Welche Vorbilder gibt es in unserer Gesellschaft, den Medien zum Beispiel für ein lesbisches Mädchen? Gibt es positive Vorbilder? Ist lesbisch sein normal? Oder wird es nur problematisiert? Wenn die positiven Vorbilder fehlen, dann ist es auch nicht leicht, sich selbst positiv zu beziehen. Aber das ändert sich gerade: Es gibt viel mehr Menschen, die sichtbar werden. Das ist toll.
Wenn eine Gesellschaft mein „Menschsein“ vor allem problematisiert, dann gehört aber auch eine gute Portion Mut und Selbstbewusstsein dazu, um sichtbar zu werden, um sich hinzustellen und zu sagen: „Ich bin stolz darauf, wie ich bin! Und das ist gut so.“ Nicht jede*r kann oder möchte das…
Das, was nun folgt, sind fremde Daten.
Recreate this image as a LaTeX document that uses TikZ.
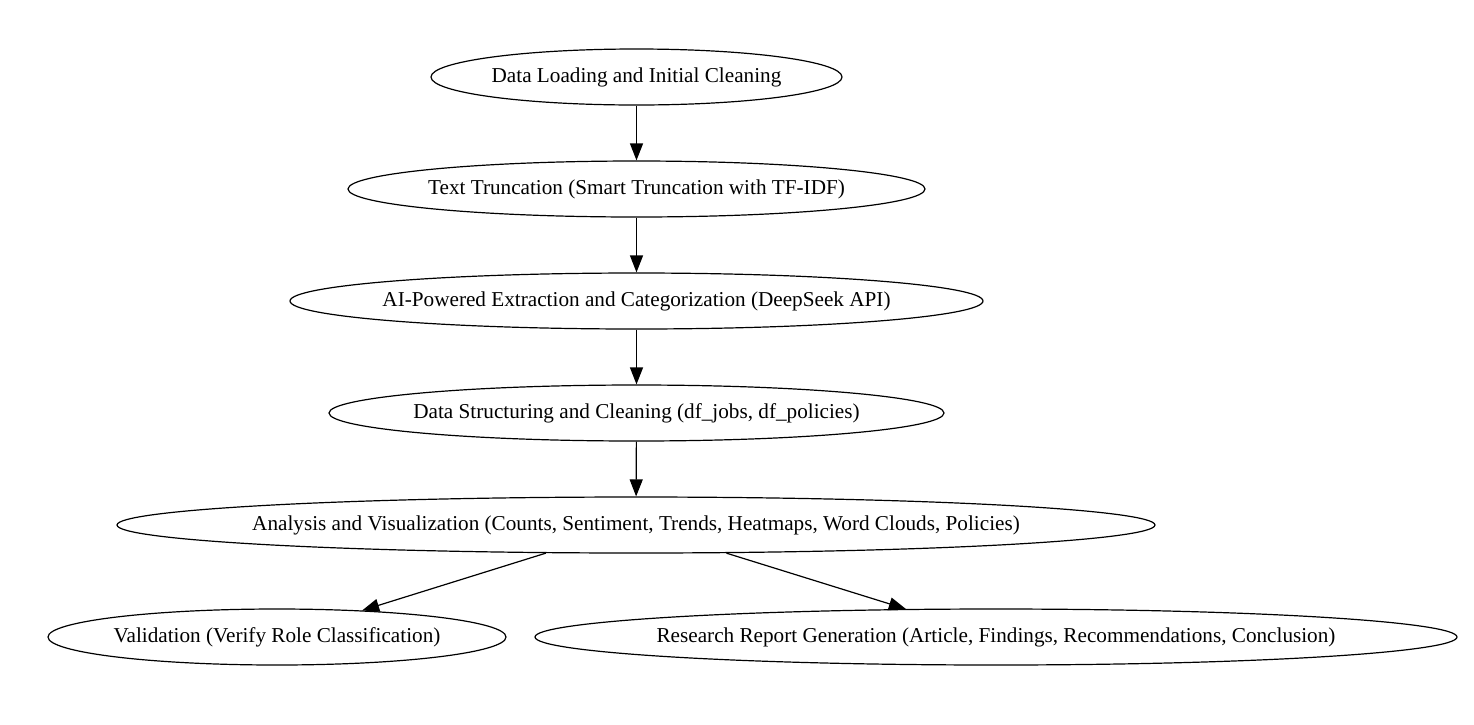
\documentclass[tikz,border=0pt]{standalone}
\usepackage{fontspec}
\setmainfont{Liberation Serif}
\usetikzlibrary{shapes.geometric,arrows.meta}
\newcommand{\etiq}[1]{\makebox[0pt]{#1}}
\tikzset{
  etape/.style={draw, ellipse, line width=1.2pt, inner sep=0pt,
    minimum height=56pt, font=\fontsize{21.2}{24}\selectfont},
  fleche/.style={line width=1.2pt, -{Triangle[length=17pt,width=13pt]}}
}
\begin{document}
\begin{tikzpicture}[x=1pt,y=-1pt]

\useasboundingbox (0,0) rectangle (1474,724);

% Etapes
\node[etape, minimum width=411pt] (chargement) at (636.5,77)
{\etiq{Data Loading and Initial Cleaning}};

\node[etape, minimum width=577pt] (troncature) at (636.5,189)
{\etiq{Text Truncation (Smart Truncation with TF-IDF)}};

\node[etape, minimum width=693pt] (extraction) at (636.5,301)
{\etiq{AI-Powered Extraction and Categorization (DeepSeek API)}};

\node[etape, minimum width=615pt] (structure) at (636.5,413)
{\etiq{Data Structuring and Cleaning (df\_jobs, df\_policies)}};

\node[etape, minimum width=1038pt] (analyse) at (636,525)
{\etiq{Analysis and Visualization (Counts, Sentiment, Trends, Heatmaps, Word Clouds, Policies)}};

\node[etape, minimum width=458pt] (validation) at (277,637)
{\etiq{Validation (Verify Role Classification)}};

\node[etape, minimum width=922pt] (rapport) at (996,637)
{\etiq{Research Report Generation (Article, Findings, Recommendations, Conclusion)}};

% Fleches
\draw[fleche] (chargement) -- (troncature);
\draw[fleche] (troncature) -- (extraction);
\draw[fleche] (extraction) -- (structure);
\draw[fleche] (structure) -- (analyse);
\draw[fleche] (analyse) -- (validation);
\draw[fleche] (analyse) -- (rapport);

\end{tikzpicture}
\end{document}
Es gibt viele Menschen, die eine Transition durchmachen und danach einfach als Frau leben und mit ihrer Geschichte nicht mehr sichtbar sein wollen. Dann gibt es andere, für die es ganz wichtig ist, dass ihre Geschichte sichtbar ist. Und dann gibt es nicht-binäre Menschen, die immer sichtbar sind – weil es gar nicht anders geht.
Unsere Gesellschaft schaut auf LGBTIQ Menschen häufig mit einem defizitären Blick. Dabei ist es ein Gewinn, unsere Gesellschaft aus verschiedenen Perspektiven erlebt zu haben, zum Beispiel durch eine Transition. Wenn wir diese verschiedenen Perspektiven und Wahrnehmungen miteinander teilen, dann können wir alle gewinnen. Zum Beispiel, indem wir gesellschaftlichen Strukturen aufdecken, die sonst schwer zu erkennen sind, weil sie sich nicht aufdrängen.
Für mich persönlich ist trans* sein ein Geschenk. Ein Geschenk, das ich auch nicht mehr hergeben wollte. Natürlich ist es auch schwer - rechtlich und medizinisch - und man muss ständig kämpfen. Aber Anderssein ist nicht nur Schwäche und Schmerz. Sondern auch eine Erfahrung, die stark machen kann. Klar gibt es viel Diskriminierung, es gibt aber auch sehr viel Unterstützung und Zuspruch.
Was wünschen Sie sich von der Politik?
Von der Politik wünsche ich mir, dass sie endlich ein Selbstbestimmungsgesetz für trans* Menschen beschließt. Das Transsexuellengesetz ist Unrecht, es zwingt trans* Menschen in entwürdigende, langwierige, unsichere und teure Begutachtungsverfahren: Das Bundesverfassungsgericht hat in mehreren Urteilen immer wieder festgehalten, dass Teile des Gesetzes verfassungswidrig sind.
Und wir brauchen eine Anerkennung im Familienrecht. Es ist zum Beispiel unerträglich, dass lesbische Paare, die Kinder kriegen, das eigene Kind adoptieren müssen. Wir haben viele rechtliche Regelungen, die sich nur an Frauen und Männer richten und die Existenz nicht-binärer Menschen ignorieren. Da gibt es absurde Gesetzeslagen, zum Beispiel, wenn es um Personalratswahlen geht.
Die Frage ist: Muss das alles immer in jedem einzelnen Punkt – wie es leider häufig ist, wenn es um Menschenrechte und Diskriminierung geht – von Betroffenen vor Gericht erstritten und erkämpft werden? Ich würde mir wünschen, dass dieses Erkämpfen nicht mehr nötig ist. Dass der Gesetzgeber selbst die Initiative ergreift und die Dinge sorgfältig angeht. Denn kämpfen können auch nur manche: Viele Menschen haben nicht die Kraft oder die Ressourcen dazu.